START Data shown
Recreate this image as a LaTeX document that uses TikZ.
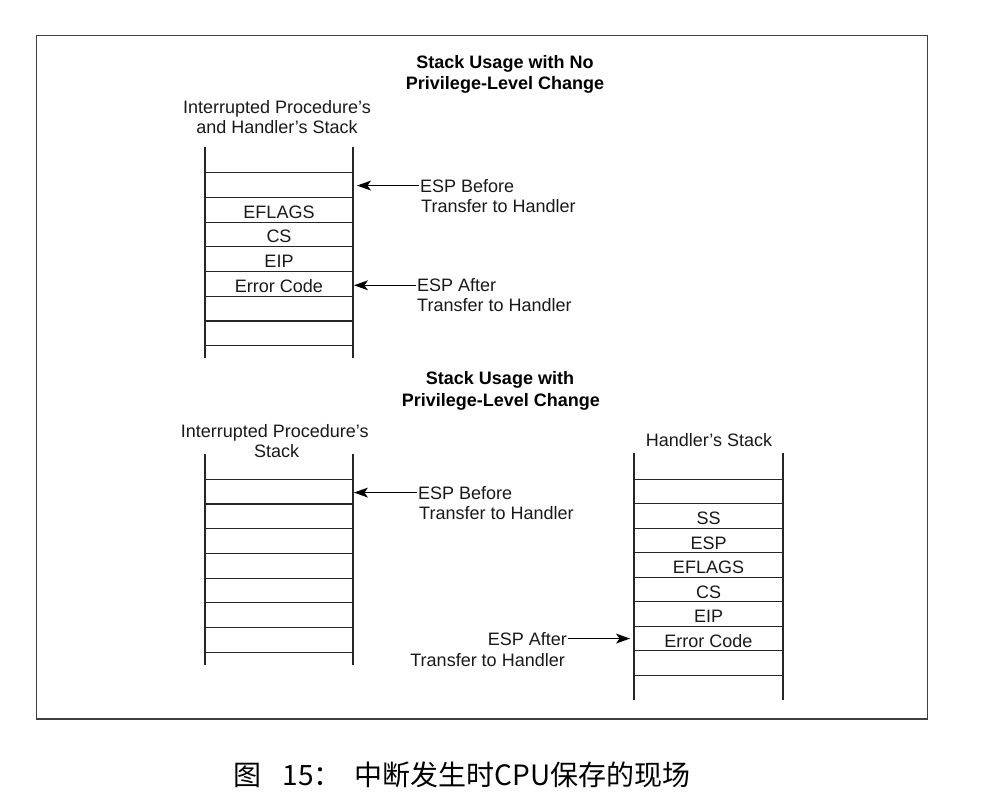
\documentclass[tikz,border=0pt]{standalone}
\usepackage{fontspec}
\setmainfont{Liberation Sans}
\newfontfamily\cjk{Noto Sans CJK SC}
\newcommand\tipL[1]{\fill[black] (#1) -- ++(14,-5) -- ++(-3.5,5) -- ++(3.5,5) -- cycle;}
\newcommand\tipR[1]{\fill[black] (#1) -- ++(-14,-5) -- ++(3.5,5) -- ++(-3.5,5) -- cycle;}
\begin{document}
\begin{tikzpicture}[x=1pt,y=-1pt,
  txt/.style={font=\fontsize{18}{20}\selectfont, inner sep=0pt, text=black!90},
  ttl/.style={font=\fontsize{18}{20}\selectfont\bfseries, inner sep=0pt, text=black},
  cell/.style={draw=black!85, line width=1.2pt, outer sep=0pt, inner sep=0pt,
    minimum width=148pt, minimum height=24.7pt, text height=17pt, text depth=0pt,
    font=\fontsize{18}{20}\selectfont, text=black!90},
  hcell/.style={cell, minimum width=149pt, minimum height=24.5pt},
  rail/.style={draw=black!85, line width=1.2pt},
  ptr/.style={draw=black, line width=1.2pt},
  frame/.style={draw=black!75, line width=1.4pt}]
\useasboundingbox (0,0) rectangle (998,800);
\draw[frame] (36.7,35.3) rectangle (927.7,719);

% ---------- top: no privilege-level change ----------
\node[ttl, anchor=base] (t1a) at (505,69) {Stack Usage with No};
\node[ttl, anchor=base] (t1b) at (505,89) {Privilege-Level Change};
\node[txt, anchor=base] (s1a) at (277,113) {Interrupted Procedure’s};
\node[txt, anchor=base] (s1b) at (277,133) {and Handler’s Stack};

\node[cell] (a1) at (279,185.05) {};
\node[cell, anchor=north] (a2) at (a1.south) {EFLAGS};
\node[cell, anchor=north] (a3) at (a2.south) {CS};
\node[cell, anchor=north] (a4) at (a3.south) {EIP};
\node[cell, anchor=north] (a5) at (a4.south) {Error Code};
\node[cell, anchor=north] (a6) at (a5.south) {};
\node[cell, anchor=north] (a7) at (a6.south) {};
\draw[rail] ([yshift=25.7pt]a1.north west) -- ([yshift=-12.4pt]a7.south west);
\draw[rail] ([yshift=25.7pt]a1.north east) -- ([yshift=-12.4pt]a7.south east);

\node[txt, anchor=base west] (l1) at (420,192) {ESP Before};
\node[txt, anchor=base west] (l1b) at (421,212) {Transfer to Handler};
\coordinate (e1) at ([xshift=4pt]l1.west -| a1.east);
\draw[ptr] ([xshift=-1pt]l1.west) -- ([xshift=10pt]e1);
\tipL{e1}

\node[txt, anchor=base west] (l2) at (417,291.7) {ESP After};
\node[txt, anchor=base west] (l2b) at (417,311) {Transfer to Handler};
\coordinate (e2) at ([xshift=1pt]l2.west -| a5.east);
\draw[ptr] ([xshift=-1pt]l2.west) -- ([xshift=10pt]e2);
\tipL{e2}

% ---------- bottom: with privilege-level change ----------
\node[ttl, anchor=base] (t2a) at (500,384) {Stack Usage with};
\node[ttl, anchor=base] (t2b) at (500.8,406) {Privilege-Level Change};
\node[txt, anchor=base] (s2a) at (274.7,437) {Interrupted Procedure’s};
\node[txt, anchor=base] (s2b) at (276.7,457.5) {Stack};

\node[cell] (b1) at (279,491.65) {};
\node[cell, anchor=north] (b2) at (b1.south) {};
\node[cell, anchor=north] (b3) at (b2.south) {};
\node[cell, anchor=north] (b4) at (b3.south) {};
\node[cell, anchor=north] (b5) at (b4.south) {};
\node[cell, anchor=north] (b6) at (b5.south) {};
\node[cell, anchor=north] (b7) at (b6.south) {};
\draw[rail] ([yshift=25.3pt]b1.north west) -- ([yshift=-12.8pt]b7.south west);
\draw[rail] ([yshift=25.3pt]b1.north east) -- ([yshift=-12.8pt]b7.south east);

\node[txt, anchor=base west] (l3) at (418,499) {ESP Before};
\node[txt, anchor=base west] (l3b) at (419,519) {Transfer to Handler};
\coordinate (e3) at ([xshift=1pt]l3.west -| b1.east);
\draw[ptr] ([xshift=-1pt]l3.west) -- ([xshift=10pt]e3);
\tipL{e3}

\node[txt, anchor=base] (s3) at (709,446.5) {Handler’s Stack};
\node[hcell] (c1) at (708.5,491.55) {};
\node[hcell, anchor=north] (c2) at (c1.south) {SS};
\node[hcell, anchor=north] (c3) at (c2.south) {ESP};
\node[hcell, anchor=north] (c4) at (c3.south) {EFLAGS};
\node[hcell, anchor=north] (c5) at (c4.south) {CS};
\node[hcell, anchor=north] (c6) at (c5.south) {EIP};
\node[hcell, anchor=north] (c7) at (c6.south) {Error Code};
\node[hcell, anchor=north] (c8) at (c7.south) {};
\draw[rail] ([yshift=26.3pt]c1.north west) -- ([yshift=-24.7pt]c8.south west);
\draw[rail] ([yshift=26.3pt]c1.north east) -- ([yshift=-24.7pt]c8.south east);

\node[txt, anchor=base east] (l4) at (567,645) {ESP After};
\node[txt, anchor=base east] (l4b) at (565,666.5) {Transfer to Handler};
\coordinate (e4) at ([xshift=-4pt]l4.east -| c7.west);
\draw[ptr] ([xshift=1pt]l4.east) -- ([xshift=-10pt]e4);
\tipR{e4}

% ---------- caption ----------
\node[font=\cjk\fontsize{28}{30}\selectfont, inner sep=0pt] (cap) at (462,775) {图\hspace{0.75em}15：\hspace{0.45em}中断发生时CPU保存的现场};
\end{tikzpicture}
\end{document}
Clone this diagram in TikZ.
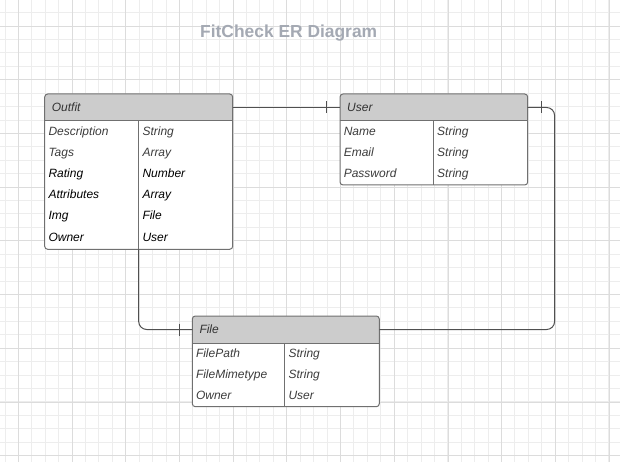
END Data shown
Write out the listing above again, exactly, but with no pictures in the copy.

Final answer -
Recreate this image as a LaTeX document that uses TikZ.
\documentclass[tikz,border=0pt]{standalone}
\usepackage{fontspec}
\setmainfont{Liberation Sans}
\newfontfamily\cjk{Noto Sans CJK SC}
\newcommand\tipL[1]{\fill[black] (#1) -- ++(14,-5) -- ++(-3.5,5) -- ++(3.5,5) -- cycle;}
\newcommand\tipR[1]{\fill[black] (#1) -- ++(-14,-5) -- ++(3.5,5) -- ++(-3.5,5) -- cycle;}
\begin{document}
\begin{tikzpicture}[x=1pt,y=-1pt,
  txt/.style={font=\fontsize{18}{20}\selectfont, inner sep=0pt, text=black!90},
  ttl/.style={font=\fontsize{18}{20}\selectfont\bfseries, inner sep=0pt, text=black},
  cell/.style={draw=black!85, line width=1.2pt, outer sep=0pt, inner sep=0pt,
    minimum width=148pt, minimum height=24.7pt, text height=17pt, text depth=0pt,
    font=\fontsize{18}{20}\selectfont, text=black!90},
  hcell/.style={cell, minimum width=149pt, minimum height=24.5pt},
  rail/.style={draw=black!85, line width=1.2pt},
  ptr/.style={draw=black, line width=1.2pt},
  frame/.style={draw=black!75, line width=1.4pt}]
\useasboundingbox (0,0) rectangle (998,800);
\draw[frame] (36.7,35.3) rectangle (927.7,719);

% ---------- top: no privilege-level change ----------
\node[ttl, anchor=base] (t1a) at (505,69) {Stack Usage with No};
\node[ttl, anchor=base] (t1b) at (505,89) {Privilege-Level Change};
\node[txt, anchor=base] (s1a) at (277,113) {Interrupted Procedure’s};
\node[txt, anchor=base] (s1b) at (277,133) {and Handler’s Stack};

\node[cell] (a1) at (279,185.05) {};
\node[cell, anchor=north] (a2) at (a1.south) {EFLAGS};
\node[cell, anchor=north] (a3) at (a2.south) {CS};
\node[cell, anchor=north] (a4) at (a3.south) {EIP};
\node[cell, anchor=north] (a5) at (a4.south) {Error Code};
\node[cell, anchor=north] (a6) at (a5.south) {};
\node[cell, anchor=north] (a7) at (a6.south) {};
\draw[rail] ([yshift=25.7pt]a1.north west) -- ([yshift=-12.4pt]a7.south west);
\draw[rail] ([yshift=25.7pt]a1.north east) -- ([yshift=-12.4pt]a7.south east);

\node[txt, anchor=base west] (l1) at (420,192) {ESP Before};
\node[txt, anchor=base west] (l1b) at (421,212) {Transfer to Handler};
\coordinate (e1) at ([xshift=4pt]l1.west -| a1.east);
\draw[ptr] ([xshift=-1pt]l1.west) -- ([xshift=10pt]e1);
\tipL{e1}

\node[txt, anchor=base west] (l2) at (417,291.7) {ESP After};
\node[txt, anchor=base west] (l2b) at (417,311) {Transfer to Handler};
\coordinate (e2) at ([xshift=1pt]l2.west -| a5.east);
\draw[ptr] ([xshift=-1pt]l2.west) -- ([xshift=10pt]e2);
\tipL{e2}

% ---------- bottom: with privilege-level change ----------
\node[ttl, anchor=base] (t2a) at (500,384) {Stack Usage with};
\node[ttl, anchor=base] (t2b) at (500.8,406) {Privilege-Level Change};
\node[txt, anchor=base] (s2a) at (274.7,437) {Interrupted Procedure’s};
\node[txt, anchor=base] (s2b) at (276.7,457.5) {Stack};

\node[cell] (b1) at (279,491.65) {};
\node[cell, anchor=north] (b2) at (b1.south) {};
\node[cell, anchor=north] (b3) at (b2.south) {};
\node[cell, anchor=north] (b4) at (b3.south) {};
\node[cell, anchor=north] (b5) at (b4.south) {};
\node[cell, anchor=north] (b6) at (b5.south) {};
\node[cell, anchor=north] (b7) at (b6.south) {};
\draw[rail] ([yshift=25.3pt]b1.north west) -- ([yshift=-12.8pt]b7.south west);
\draw[rail] ([yshift=25.3pt]b1.north east) -- ([yshift=-12.8pt]b7.south east);

\node[txt, anchor=base west] (l3) at (418,499) {ESP Before};
\node[txt, anchor=base west] (l3b) at (419,519) {Transfer to Handler};
\coordinate (e3) at ([xshift=1pt]l3.west -| b1.east);
\draw[ptr] ([xshift=-1pt]l3.west) -- ([xshift=10pt]e3);
\tipL{e3}

\node[txt, anchor=base] (s3) at (709,446.5) {Handler’s Stack};
\node[hcell] (c1) at (708.5,491.55) {};
\node[hcell, anchor=north] (c2) at (c1.south) {SS};
\node[hcell, anchor=north] (c3) at (c2.south) {ESP};
\node[hcell, anchor=north] (c4) at (c3.south) {EFLAGS};
\node[hcell, anchor=north] (c5) at (c4.south) {CS};
\node[hcell, anchor=north] (c6) at (c5.south) {EIP};
\node[hcell, anchor=north] (c7) at (c6.south) {Error Code};
\node[hcell, anchor=north] (c8) at (c7.south) {};
\draw[rail] ([yshift=26.3pt]c1.north west) -- ([yshift=-24.7pt]c8.south west);
\draw[rail] ([yshift=26.3pt]c1.north east) -- ([yshift=-24.7pt]c8.south east);

\node[txt, anchor=base east] (l4) at (567,645) {ESP After};
\node[txt, anchor=base east] (l4b) at (565,666.5) {Transfer to Handler};
\coordinate (e4) at ([xshift=-4pt]l4.east -| c7.west);
\draw[ptr] ([xshift=1pt]l4.east) -- ([xshift=-10pt]e4);
\tipR{e4}

% ---------- caption ----------
\node[font=\cjk\fontsize{28}{30}\selectfont, inner sep=0pt] (cap) at (462,775) {图\hspace{0.75em}15：\hspace{0.45em}中断发生时CPU保存的现场};
\end{tikzpicture}
\end{document}
Clone this diagram in TikZ.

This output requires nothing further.